«Свои вещи можете не брать, они вам больше не пригодятся», - эту фразу накануне Прохоровской битвы услышал от своего командира восемнадцатилетний боец Красной армии Василий Шевцов
Первое, что видишь, когда подъезжаешь к Прохоровке, - это золотую маковку храма, которая, кажется, парит в небе над верхушками южных деревьев. Устремлённые в синее небо белоснежные храмы апостолов Петра и Павла и святителя Николая Чудотворца встречают въезжающих в посёлок. А рядом с храмами врастает в землю суровое коричневое здание музея боевой славы «Третье ратное поле России».
Ухоженные улицы, аккуратные дома, успокаивающий шелест деревьев, запах свежескошенной травы, квохтанье кур, ленивое тявканье дворовой собаки да старушка, идущая на поселковый рынок с ведром только что сорванной вишни. Такой я увидел Прохоровку жарким июльским днём 2013 года.
«Поле ровное-ровное. Нигде ни кочки, чтобы за неё спрятаться. Немцы нас буквально расстреливают. Огонь был настолько плотным, что как капли дождя сыпались пули, но назад нельзя бежать. Только вперед - и сразу окапываться. Бежишь, согнувшись, если выпрямишься - тебя убьют. Надо обязательно пригнуться и бегом, бегом, бегом...», - а такой прохоровская земля осталась в памяти пехотинца Василия Марковича Шевцова.
В центре Прохоровки, на улице Советской, стоит старенький, но добротный дом. На его стене, почти под серой шиферной крышей, висит небольшая, с когда-то хорошо читаемыми буквами табличка: «В этом доме живёт ветеран Прохоровского сражения».
Нажимаю кнопку звонка на железной калитке, и через пару минут Василий Маркович приглашает меня в дом. Первое, что замечаю, - в доме идеальный порядок. Всё на своих местах и кажется - ничего лишнего.
- Хорошая у вас хозяйка! - бодро так констатировал я.
- Один я живу. Умерла хозяйка моя Мария Алексеевна, - печально ответил Василий Маркович и после короткой паузы продолжил: - Да вы проходите, не стесняйтесь. В любую комнату заходите, где вам будет удобно.

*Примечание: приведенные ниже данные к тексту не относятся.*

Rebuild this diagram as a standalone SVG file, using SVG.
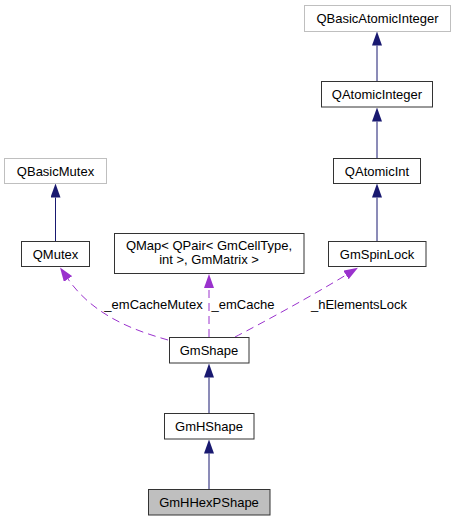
<svg xmlns="http://www.w3.org/2000/svg" width="455" height="521" viewBox="0 0 455 521">
<style>
text{font-family:"Liberation Sans",Arial,sans-serif;font-size:13px;fill:#000}
.n{text-anchor:middle}
.box{fill:#fff;stroke:#333;stroke-width:1}
.ext{fill:#fff;stroke:#bfbfbf;stroke-width:1}
.cur{fill:#bfbfbf;stroke:#333;stroke-width:1}
.inh{fill:none;stroke:#191970;stroke-width:1}
.use{fill:none;stroke:#9a32cd;stroke-width:1;stroke-dasharray:8,5}
.lbl{text-anchor:middle}
</style>
<defs>
<marker id="ah" viewBox="0 0 14 10" refX="0" refY="5" markerWidth="14" markerHeight="10" markerUnits="userSpaceOnUse" orient="auto">
<path d="M0,0 L14,5 L0,10 z" fill="#191970"/>
</marker>
<marker id="ap" viewBox="0 0 14 10" refX="0" refY="5" markerWidth="14" markerHeight="10" markerUnits="userSpaceOnUse" orient="auto">
<path d="M0,0 L14,5 L0,10 z" fill="#9a32cd"/>
</marker>
</defs>
<g id="connectors">
<path class="inh" d="M377,81 L377,45.5" marker-end="url(#ah)"/>
<path class="inh" d="M377,158 L377,121.5" marker-end="url(#ah)"/>
<path class="inh" d="M377,241 L377,197.5" marker-end="url(#ah)"/>
<path class="inh" d="M55.5,241 L55.5,197.5" marker-end="url(#ah)"/>
<path class="inh" d="M209,413 L209,377.5" marker-end="url(#ah)"/>
<path class="inh" d="M209,489 L209,453.5" marker-end="url(#ah)"/>
<path class="use" d="M168,340 C140,332 95,318 68,279" marker-end="url(#ap)"/>
<path class="use" d="M209,337 L209,288" marker-end="url(#ap)"/>
<path class="use" d="M235,337 C262,323 310,297 346,275" marker-end="url(#ap)"/>
<text class="lbl" x="153.5" y="309">_emCacheMutex</text>
<text class="lbl" x="243" y="309">_emCache</text>
<text class="lbl" x="359" y="309">_hElementsLock</text>
</g>
<g id="QBasicAtomicInteger">
<rect class="ext" x="304.5" y="5.5" width="146" height="26"/>
<text class="n" x="377.5" y="23">QBasicAtomicInteger</text>
</g>
<g id="QAtomicInteger">
<rect class="box" x="321.5" y="81.5" width="111" height="25.5"/>
<text class="n" x="377" y="98.5">QAtomicInteger</text>
</g>
<g id="QAtomicInt">
<rect class="box" x="333.5" y="158.5" width="87" height="25"/>
<text class="n" x="377" y="175.5">QAtomicInt</text>
</g>
<g id="QBasicMutex">
<rect class="ext" x="4.5" y="158.5" width="102" height="25"/>
<text class="n" x="55.5" y="175.5">QBasicMutex</text>
</g>
<g id="QMutex">
<rect class="box" x="21.5" y="241.5" width="68" height="25"/>
<text class="n" x="55.5" y="258.5">QMutex</text>
</g>
<g id="QMap">
<rect class="box" x="114.5" y="233.5" width="189.5" height="40"/>
<text class="n" x="209" y="249.5">QMap&lt; QPair&lt; GmCellType,</text>
<text class="n" x="209" y="264">int &gt;, GmMatrix &gt;</text>
</g>
<g id="GmSpinLock">
<rect class="box" x="328.5" y="241.5" width="97.5" height="25"/>
<text class="n" x="377" y="258.5">GmSpinLock</text>
</g>
<g id="GmShape">
<rect class="box" x="169.5" y="337.5" width="79.5" height="25.5"/>
<text class="n" x="209" y="354.5">GmShape</text>
</g>
<g id="GmHShape">
<rect class="box" x="164.5" y="413.5" width="89.5" height="25.5"/>
<text class="n" x="209" y="430.5">GmHShape</text>
</g>
<g id="GmHHexPShape">
<rect class="cur" x="148.5" y="489.5" width="121.5" height="25.5"/>
<text class="n" x="209" y="506.5">GmHHexPShape</text>
</g>
</svg>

Я зашёл в зал. Между двух окон на столе - старенький цветной телевизор, у стены - платяной шкаф, диван, три видавших виды кресла да ковёр. Вот и всё убранство.
Василий Маркович подтянутый, бодрый. И голос молодцеватый.

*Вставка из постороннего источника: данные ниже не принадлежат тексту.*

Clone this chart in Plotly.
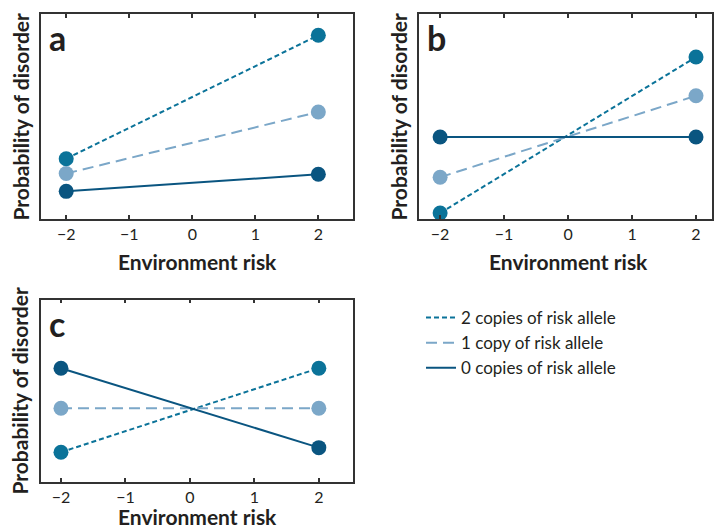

- Сколько же вам лет, Василий Маркович?
- Восемьдесят восемь и шесть месяцев, - ответил он с улыбкой. - Многие удивляются, что столько лет, а неплохо сохранился. Я каждый день делаю зарядку. Без неё, наверное, и не ходил бы уже.
- Трудно, наверное, самому по хозяйству?
- А у меня из хозяйства только дом. Есть, правда, тридцать соток земли, но я их отдал соседке под её нужды. Себе только два ведра картошки посадил. Мне хватит. А так - дети помогают. Дочь Тамара, сын Коля. Внуки уже взрослые, и правнуки есть. Когда жена была жива, хозяйство было. По три поросёнка держали, две коровы, утки, куры… Всё было. А сейчас и кошки нету.
- Так заведите, веселее будет!
- Да ну её к бису. Начнёт на стол лазить, - махнул рукой хозяин дома.
- Василий Маркович, вы сражались под Прохоровкой. Расскажите, как это было?
- На фронт меня призвали в восемнадцать лет, 20 февраля 1943 года. В Обояни - это в Курской области - месяц нас обучали владению оружием, после присвоили мне звание сержанта, назначили командиром отделения, и отправились мы под город Суджу. Там как раз строили оборонительные укрепления. Проще говоря - траншеи копали. Один человек, по норме, должен вырыть окоп длиной четырнадцать метров, высотой в полный рост и шириной, чтобы пулемёт смог пройти. Траншеи копали зигзагом, и в каждом таком закутке делали стрелковую ячейку. А землю вокруг надо было разровнять так, чтобы ни единого бугорка не осталось…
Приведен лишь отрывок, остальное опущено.